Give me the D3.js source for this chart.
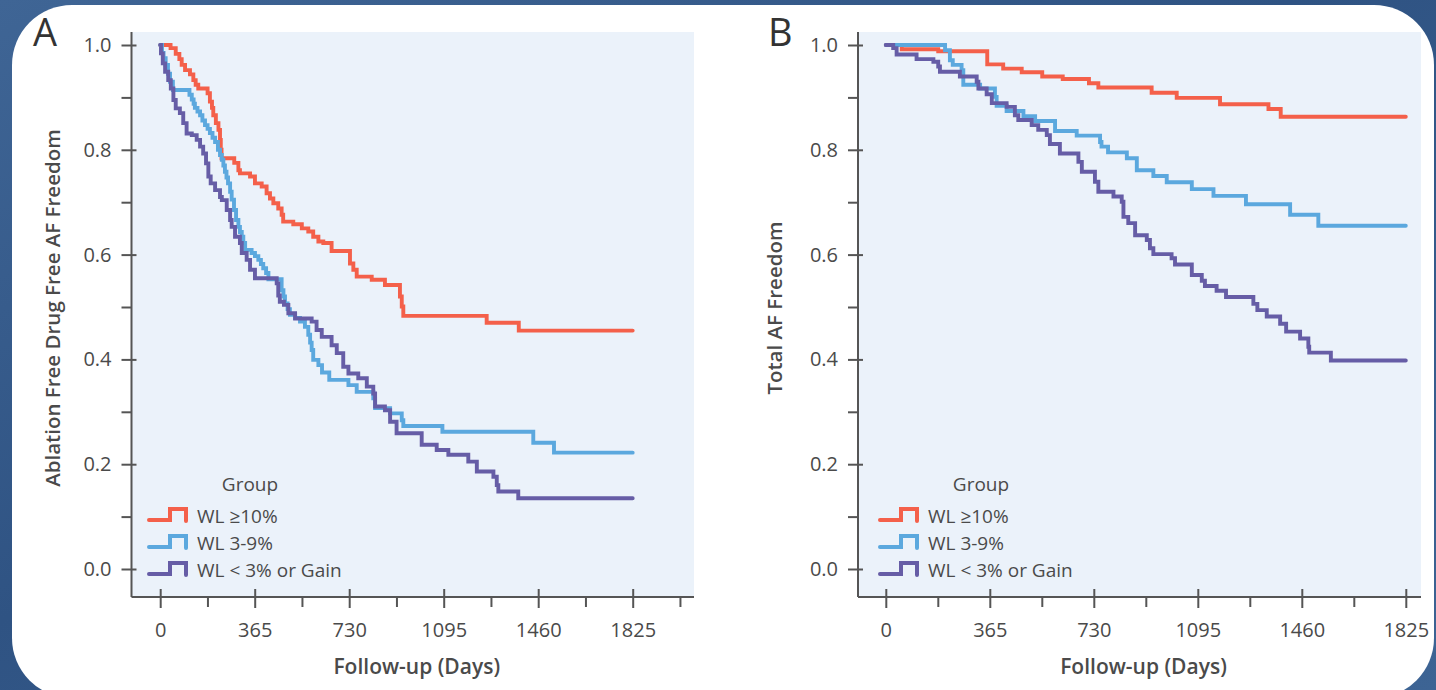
<!DOCTYPE html>
<html>
<head>
<meta charset="utf-8">
<script src="https://cdn.jsdelivr.net/npm/d3@7"></script>
<style>
  body { margin: 0; background: #34598a; }
  svg { display: block; }
</style>
</head>
<body>
<svg id="chart" width="1436" height="690"></svg>
<script>
// ---- data ----
var dayTicks = [0, 365, 730, 1095, 1460, 1825];
var survTicks = [0, 0.2, 0.4, 0.6, 0.8, 1.0];
var survMinor = [0.1, 0.3, 0.5, 0.7, 0.9];
var groupNames = ["WL \u226510%", "WL 3-9%", "WL < 3% or Gain"];
var groupColors = ["#f4604a", "#5ba8de", "#665da6"];

// Panel A: ablation free, drug free AF freedom  [day, survival]
var ablationWL10 = [[0,1],[40,0.994],[60,0.983],[74,0.973],[83,0.962],[96,0.952],[115,0.944],[128,0.933],[137,0.924],[147,0.917],[183,0.908],[192,0.892],[200,0.880],[205,0.866],[215,0.851],[225,0.838],[231,0.819],[234,0.800],[237,0.784],[286,0.775],[302,0.761],[308,0.755],[347,0.749],[366,0.736],[392,0.730],[411,0.717],[424,0.707],[437,0.698],[456,0.688],[469,0.676],[475,0.663],[514,0.658],[547,0.650],[572,0.644],[591,0.634],[611,0.625],[630,0.622],[662,0.607],[733,0.583],[746,0.571],[759,0.558],[817,0.552],[868,0.542],[926,0.520],[933,0.501],[939,0.483],[1261,0.470],[1385,0.455],[1825,0.455]];
var ablationWL39 = [[0,1],[7,0.985],[13,0.975],[21,0.962],[30,0.945],[38,0.930],[49,0.914],[113,0.905],[122,0.896],[129,0.888],[134,0.880],[144,0.873],[154,0.866],[163,0.856],[173,0.847],[183,0.840],[192,0.832],[202,0.823],[212,0.815],[223,0.800],[231,0.790],[238,0.781],[244,0.770],[250,0.758],[256,0.747],[262,0.736],[270,0.720],[276,0.705],[285,0.685],[293,0.666],[302,0.653],[308,0.643],[315,0.634],[321,0.622],[328,0.609],[353,0.603],[366,0.597],[379,0.590],[389,0.582],[398,0.574],[409,0.565],[418,0.553],[469,0.532],[476,0.520],[482,0.507],[492,0.496],[501,0.485],[521,0.479],[540,0.472],[559,0.462],[572,0.447],[579,0.432],[585,0.418],[591,0.399],[611,0.389],[625,0.375],[653,0.361],[727,0.351],[759,0.338],[823,0.326],[830,0.307],[888,0.297],[933,0.284],[939,0.273],[1090,0.262],[1441,0.241],[1521,0.222],[1825,0.222]];
var ablationWLgain = [[0,1],[3,0.984],[10,0.965],[19,0.949],[31,0.933],[41,0.917],[51,0.895],[60,0.879],[76,0.870],[89,0.851],[102,0.831],[122,0.828],[141,0.819],[154,0.806],[166,0.793],[177,0.774],[186,0.749],[195,0.736],[212,0.723],[231,0.710],[238,0.704],[257,0.685],[270,0.666],[276,0.653],[289,0.634],[308,0.622],[315,0.603],[334,0.590],[347,0.571],[366,0.555],[450,0.545],[456,0.522],[462,0.510],[478,0.504],[495,0.488],[521,0.478],[585,0.472],[604,0.456],[624,0.443],[662,0.427],[682,0.412],[707,0.386],[727,0.373],[765,0.364],[798,0.348],[823,0.335],[830,0.310],[868,0.303],[888,0.281],[913,0.259],[1010,0.237],[1068,0.227],[1113,0.218],[1190,0.205],[1223,0.186],[1287,0.176],[1300,0.160],[1306,0.148],[1383,0.135],[1825,0.135]];

// Panel B: total AF freedom
var totalWL10 = [[0,1],[56,0.992],[184,0.988],[356,0.963],[412,0.955],[477,0.948],[549,0.940],[621,0.935],[713,0.927],[746,0.919],[933,0.909],[1021,0.899],[1173,0.887],[1343,0.878],[1386,0.863],[1825,0.863]];
var totalWL39 = [[0,1],[208,0.990],[225,0.971],[235,0.962],[266,0.952],[272,0.924],[331,0.917],[383,0.901],[389,0.884],[424,0.874],[483,0.864],[524,0.855],[594,0.836],[670,0.827],[752,0.815],[757,0.806],[780,0.795],[846,0.784],[881,0.761],[939,0.750],[986,0.738],[1074,0.725],[1150,0.712],[1264,0.696],[1419,0.676],[1518,0.655],[1825,0.655]];
var totalWLgain = [[0,1],[26,0.994],[38,0.982],[108,0.973],[167,0.968],[184,0.959],[190,0.949],[260,0.940],[319,0.930],[325,0.917],[354,0.906],[372,0.889],[424,0.882],[453,0.866],[465,0.857],[512,0.847],[535,0.838],[565,0.828],[576,0.811],[611,0.793],[676,0.777],[688,0.758],[734,0.739],[746,0.720],[799,0.711],[828,0.701],[834,0.672],[851,0.660],[875,0.637],[916,0.628],[927,0.612],[939,0.601],[1003,0.593],[1015,0.581],[1074,0.561],[1109,0.550],[1120,0.540],[1161,0.531],[1194,0.519],[1290,0.506],[1304,0.494],[1337,0.482],[1384,0.468],[1405,0.453],[1454,0.440],[1483,0.424],[1486,0.413],[1562,0.398],[1825,0.398]];

var fontFamily = "'Open Sans', 'Noto Sans', sans-serif",
    textColor = "#4a4a4a",
    axisColor = "#555555";

var svg = d3.select("#chart");
var defs = svg.append("defs");

// dark blue backdrop with a soft diagonal sheen
var bgGrad = defs.append("linearGradient")
    .attr("id", "bgGrad")
    .attr("x1", "0%").attr("y1", "0%")
    .attr("x2", "100%").attr("y2", "100%");
bgGrad.append("stop").attr("offset", "0%").style("stop-color", "#3f6595");
bgGrad.append("stop").attr("offset", "45%").style("stop-color", "#2f5383");
bgGrad.append("stop").attr("offset", "100%").style("stop-color", "#3d6494");

svg.append("rect")
    .attr("width", 1436).attr("height", 690)
    .attr("fill", "url(#bgGrad)");

// white card
svg.append("rect")
    .attr("x", 12).attr("y", 5)
    .attr("width", 1422).attr("height", 693)
    .attr("rx", 60).attr("ry", 60)
    .attr("fill", "#ffffff");

function drawPanel(cfg) {
    var top = 32, bottom = 597;
    var g = svg.append("g")
        .style("font-family", fontFamily);

    var x = d3.scaleLinear().domain([0, 1825]).range(cfg.xRange);
    var y = d3.scaleLinear().domain([0, 1]).range([569, 45]);

    // plot background
    g.append("rect")
        .attr("x", cfg.left).attr("y", top)
        .attr("width", cfg.right - cfg.left)
        .attr("height", bottom - top)
        .attr("fill", "#ebf2fa");

    // survival curves (red, blue, then purple on top)
    var line = d3.line()
        .x(function (d) { return x(d[0]); })
        .y(function (d) { return y(d[1]); })
        .curve(d3.curveStepAfter);

    cfg.series.forEach(function (s, i) {
        g.append("path")
            .datum(s)
            .attr("d", line)
            .attr("fill", "none")
            .attr("stroke", groupColors[i])
            .attr("stroke-width", 3.9)
            .attr("stroke-linecap", "round");
    });

    // axis lines
    g.append("line")
        .attr("x1", cfg.left).attr("x2", cfg.left)
        .attr("y1", top).attr("y2", bottom)
        .attr("stroke", axisColor).attr("stroke-width", 2);
    g.append("line")
        .attr("x1", cfg.left).attr("x2", cfg.right)
        .attr("y1", bottom).attr("y2", bottom)
        .attr("stroke", axisColor).attr("stroke-width", 2);

    // y axis ticks
    var ya = g.append("g")
        .attr("transform", "translate(" + cfg.left + ",0)")
        .call(d3.axisLeft(y).tickValues(survTicks).tickFormat(d3.format(".1f"))
            .tickSize(10).tickPadding(10));
    ya.select(".domain").remove();
    ya.selectAll(".tick line").attr("x1", 5).attr("stroke", axisColor).attr("stroke-width", 2);
    ya.selectAll(".tick text")
        .style("font-family", fontFamily).style("font-size", "20px").attr("fill", textColor);

    var yMinor = g.append("g")
        .attr("transform", "translate(" + cfg.left + ",0)")
        .call(d3.axisLeft(y).tickValues(survMinor).tickFormat("").tickSize(10));
    yMinor.select(".domain").remove();
    yMinor.selectAll(".tick line").attr("stroke", axisColor).attr("stroke-width", 2);

    // x axis ticks
    var xa = g.append("g")
        .attr("transform", "translate(0," + bottom + ")")
        .call(d3.axisBottom(x).tickValues(dayTicks).tickFormat(d3.format("d"))
            .tickSize(11).tickPadding(15));
    xa.select(".domain").remove();
    xa.selectAll(".tick line").attr("y1", -8).attr("stroke", axisColor).attr("stroke-width", 2);
    xa.selectAll(".tick text")
        .style("font-family", fontFamily).style("font-size", "20px").attr("fill", textColor);

    var xMinorVals = d3.range(182.5, x.invert(cfg.right), 365);
    var xMinor = g.append("g")
        .attr("transform", "translate(0," + bottom + ")")
        .call(d3.axisBottom(x).tickValues(xMinorVals).tickFormat("").tickSize(10));
    xMinor.select(".domain").remove();
    xMinor.selectAll(".tick line").attr("stroke", axisColor).attr("stroke-width", 2);

    // axis titles
    g.append("text")
        .attr("x", (cfg.left + cfg.right) / 2 + 4)
        .attr("y", 674)
        .attr("text-anchor", "middle")
        .attr("fill", textColor)
        .style("font-size", "21px").style("font-weight", 600)
        .text("Follow-up (Days)");

    g.append("text")
        .attr("transform", "translate(" + cfg.yTitleX + ",308) rotate(-90)")
        .attr("text-anchor", "middle")
        .attr("fill", textColor)
        .style("font-size", "20.5px").style("font-weight", 600)
        .text(cfg.yTitle);

    // panel letter
    g.append("text")
        .attr("x", cfg.letterX).attr("y", 46)
        .attr("fill", "#333333")
        .style("font-size", "38px").style("font-weight", 500)
        .text(cfg.letter);

    // legend
    var lx = cfg.legendX;
    g.append("text")
        .attr("x", lx + 101).attr("y", 491)
        .attr("text-anchor", "middle")
        .attr("fill", textColor)
        .style("font-size", "19px")
        .text("Group");

    groupNames.forEach(function (name, i) {
        var by = 523 + i * 27;
        g.append("path")
            .attr("d", "M" + lx + "," + (by - 3) + "H" + (lx + 21) + "V" + (by - 14) +
                "H" + (lx + 37) + "V" + (by - 2))
            .attr("fill", "none")
            .attr("stroke", groupColors[i])
            .attr("stroke-width", 4)
            .attr("stroke-linecap", "round");
        g.append("text")
            .attr("x", lx + 48).attr("y", by)
            .attr("fill", textColor)
            .style("font-size", "19px")
            .text(name);
    });
}

drawPanel({
    letter: "A", letterX: 33,
    left: 131.5, right: 694,
    xRange: [160.2, 632.7],
    yTitle: "Ablation Free Drug Free AF Freedom", yTitleX: 60,
    legendX: 149,
    series: [ablationWL10, ablationWL39, ablationWLgain]
});

drawPanel({
    letter: "B", letterX: 768,
    left: 858, right: 1421,
    xRange: [885.8, 1405.8],
    yTitle: "Total AF Freedom", yTitleX: 782,
    legendX: 880,
    series: [totalWL10, totalWL39, totalWLgain]
});
</script>
</body>
</html>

_ _ _ _ _ _ _

**Short exercise:** Identify lines with the string "chart". Copy each one.

**Final result:**
Give me the D3.js source for this chart.
<svg id="chart" width="1436" height="690"></svg>
var svg = d3.select("#chart");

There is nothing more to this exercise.